_Set problem_
Reproduce the listing below word for word, with no pictures.

_Recorded data_
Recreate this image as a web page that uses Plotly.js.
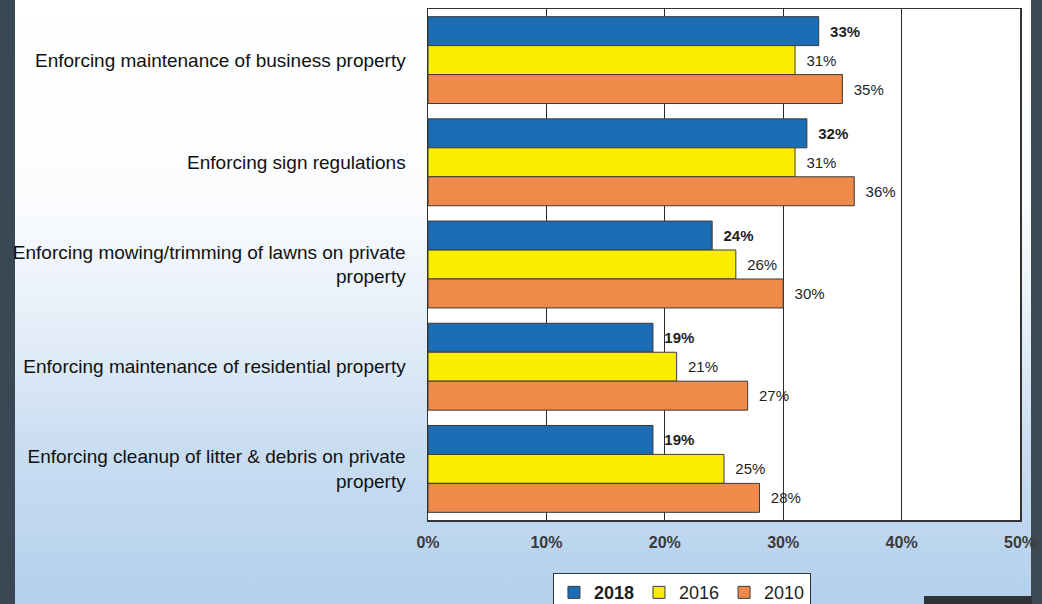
<!DOCTYPE html>
<html>
<head>
<meta charset="utf-8">
<script src="https://cdn.plot.ly/plotly-3.0.1.min.js"></script>
<style>
  html, body { margin: 0; padding: 0; width: 1042px; height: 604px; overflow: hidden; }
  body {
    position: relative;
    background: linear-gradient(to bottom, #ffffff 0px, #fbfcfe 200px, #e4eef8 330px, #c9ddf1 450px, #b4d0ed 604px);
  }
  #strip-left { position: absolute; left: 0; top: 0; width: 15px; height: 604px; background: #3a4856; }
  #strip-right { position: absolute; left: 1031px; top: 0; width: 11px; height: 604px; background: #3c4852; }
  #block-br { position: absolute; left: 924px; top: 596px; width: 108px; height: 8px; background: #2e3338; }
  #chart { position: absolute; left: 0; top: 0; width: 1042px; height: 604px; }
</style>
</head>
<body>
<div id="strip-left"></div>
<div id="strip-right"></div>
<div id="block-br"></div>
<div id="chart"></div>
<script>
const categories = [
  "Enforcing maintenance of business property",
  "Enforcing sign regulations",
  "Enforcing mowing/trimming of lawns on private<br>property",
  "Enforcing maintenance of residential property",
  "Enforcing cleanup of litter &amp; debris on private<br>property"
];
const seriesNames = ["2018", "2016", "2010"];
const values2018 = [33, 32, 24, 19, 19];
const values2016 = [31, 31, 26, 21, 25];
const values2010 = [35, 36, 30, 27, 28];
const tickValues = [0, 10, 20, 30, 40, 50];
const tickLabels = ["0%", "10%", "20%", "30%", "40%", "50%"];

const colors = ["#1b6db5", "#fbec00", "#ef8a4a"];
const allValues = [values2018, values2016, values2010];

const traces = allValues.map((vals, i) => ({
  type: "bar",
  orientation: "h",
  name: i === 0 ? "<b>" + seriesNames[i] + "</b>" : seriesNames[i],
  x: vals,
  y: categories,
  marker: { color: colors[i], line: { color: "#3a3a3a", width: 1 } },
  text: vals.map(v => "  " + v + "%"),
  textposition: "outside",
  cliponaxis: false,
  textfont: { family: "Arial, Liberation Sans, sans-serif", size: 15, color: "#1e1e1e", weight: i === 0 ? "bold" : "normal" },
  hoverinfo: "none"
}));

const layout = {
  width: 1042,
  height: 604,
  margin: { l: 428, r: 22, t: 9, b: 84, autoexpand: false },
  paper_bgcolor: "rgba(0,0,0,0)",
  plot_bgcolor: "#ffffff",
  barmode: "group",
  bargap: 0.15,
  bargroupgap: 0,
  showlegend: true,
  font: { family: "Arial, Liberation Sans, sans-serif", color: "#1e1e1e" },
  xaxis: {
    range: [0, 50],
    tickvals: tickValues,
    ticktext: tickLabels,
    showgrid: true,
    gridcolor: "#2a2a2a",
    gridwidth: 1,
    zeroline: false,
    showline: true,
    linecolor: "#333",
    linewidth: 1.5,
    mirror: true,
    ticks: "",
    ticklabelstandoff: 7,
    tickfont: { size: 16, color: "#3a3a3a", weight: "bold" },
    fixedrange: true
  },
  yaxis: {
    autorange: "reversed",
    showline: true,
    linecolor: "#333",
    linewidth: 1.5,
    mirror: true,
    showgrid: false,
    ticks: "",
    ticklabelstandoff: 17,
    tickfont: { size: 19, color: "#111111" },
    fixedrange: true
  },
  legend: {
    orientation: "h",
    x: 0.429,
    xanchor: "center",
    y: -0.104,
    yanchor: "top",
    bgcolor: "#ffffff",
    bordercolor: "#333",
    borderwidth: 1,
    font: { size: 18, color: "#1e1e1e" },
    itemwidth: 30,
    tracegroupgap: 0
  }
};

Plotly.newPlot("chart", traces, layout, { displayModeBar: false, staticPlot: true });
</script>
</body>
</html>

_Solution_
Recreate this image as a web page that uses Plotly.js.
<!DOCTYPE html>
<html>
<head>
<meta charset="utf-8">
<script src="https://cdn.plot.ly/plotly-3.0.1.min.js"></script>
<style>
  html, body { margin: 0; padding: 0; width: 1042px; height: 604px; overflow: hidden; }
  body {
    position: relative;
    background: linear-gradient(to bottom, #ffffff 0px, #fbfcfe 200px, #e4eef8 330px, #c9ddf1 450px, #b4d0ed 604px);
  }
  #strip-left { position: absolute; left: 0; top: 0; width: 15px; height: 604px; background: #3a4856; }
  #strip-right { position: absolute; left: 1031px; top: 0; width: 11px; height: 604px; background: #3c4852; }
  #block-br { position: absolute; left: 924px; top: 596px; width: 108px; height: 8px; background: #2e3338; }
  #chart { position: absolute; left: 0; top: 0; width: 1042px; height: 604px; }
</style>
</head>
<body>
<div id="strip-left"></div>
<div id="strip-right"></div>
<div id="block-br"></div>
<div id="chart"></div>
<script>
const categories = [
  "Enforcing maintenance of business property",
  "Enforcing sign regulations",
  "Enforcing mowing/trimming of lawns on private<br>property",
  "Enforcing maintenance of residential property",
  "Enforcing cleanup of litter &amp; debris on private<br>property"
];
const seriesNames = ["2018", "2016", "2010"];
const values2018 = [33, 32, 24, 19, 19];
const values2016 = [31, 31, 26, 21, 25];
const values2010 = [35, 36, 30, 27, 28];
const tickValues = [0, 10, 20, 30, 40, 50];
const tickLabels = ["0%", "10%", "20%", "30%", "40%", "50%"];

const colors = ["#1b6db5", "#fbec00", "#ef8a4a"];
const allValues = [values2018, values2016, values2010];

const traces = allValues.map((vals, i) => ({
  type: "bar",
  orientation: "h",
  name: i === 0 ? "<b>" + seriesNames[i] + "</b>" : seriesNames[i],
  x: vals,
  y: categories,
  marker: { color: colors[i], line: { color: "#3a3a3a", width: 1 } },
  text: vals.map(v => "  " + v + "%"),
  textposition: "outside",
  cliponaxis: false,
  textfont: { family: "Arial, Liberation Sans, sans-serif", size: 15, color: "#1e1e1e", weight: i === 0 ? "bold" : "normal" },
  hoverinfo: "none"
}));

const layout = {
  width: 1042,
  height: 604,
  margin: { l: 428, r: 22, t: 9, b: 84, autoexpand: false },
  paper_bgcolor: "rgba(0,0,0,0)",
  plot_bgcolor: "#ffffff",
  barmode: "group",
  bargap: 0.15,
  bargroupgap: 0,
  showlegend: true,
  font: { family: "Arial, Liberation Sans, sans-serif", color: "#1e1e1e" },
  xaxis: {
    range: [0, 50],
    tickvals: tickValues,
    ticktext: tickLabels,
    showgrid: true,
    gridcolor: "#2a2a2a",
    gridwidth: 1,
    zeroline: false,
    showline: true,
    linecolor: "#333",
    linewidth: 1.5,
    mirror: true,
    ticks: "",
    ticklabelstandoff: 7,
    tickfont: { size: 16, color: "#3a3a3a", weight: "bold" },
    fixedrange: true
  },
  yaxis: {
    autorange: "reversed",
    showline: true,
    linecolor: "#333",
    linewidth: 1.5,
    mirror: true,
    showgrid: false,
    ticks: "",
    ticklabelstandoff: 17,
    tickfont: { size: 19, color: "#111111" },
    fixedrange: true
  },
  legend: {
    orientation: "h",
    x: 0.429,
    xanchor: "center",
    y: -0.104,
    yanchor: "top",
    bgcolor: "#ffffff",
    bordercolor: "#333",
    borderwidth: 1,
    font: { size: 18, color: "#1e1e1e" },
    itemwidth: 30,
    tracegroupgap: 0
  }
};

Plotly.newPlot("chart", traces, layout, { displayModeBar: false, staticPlot: true });
</script>
</body>
</html>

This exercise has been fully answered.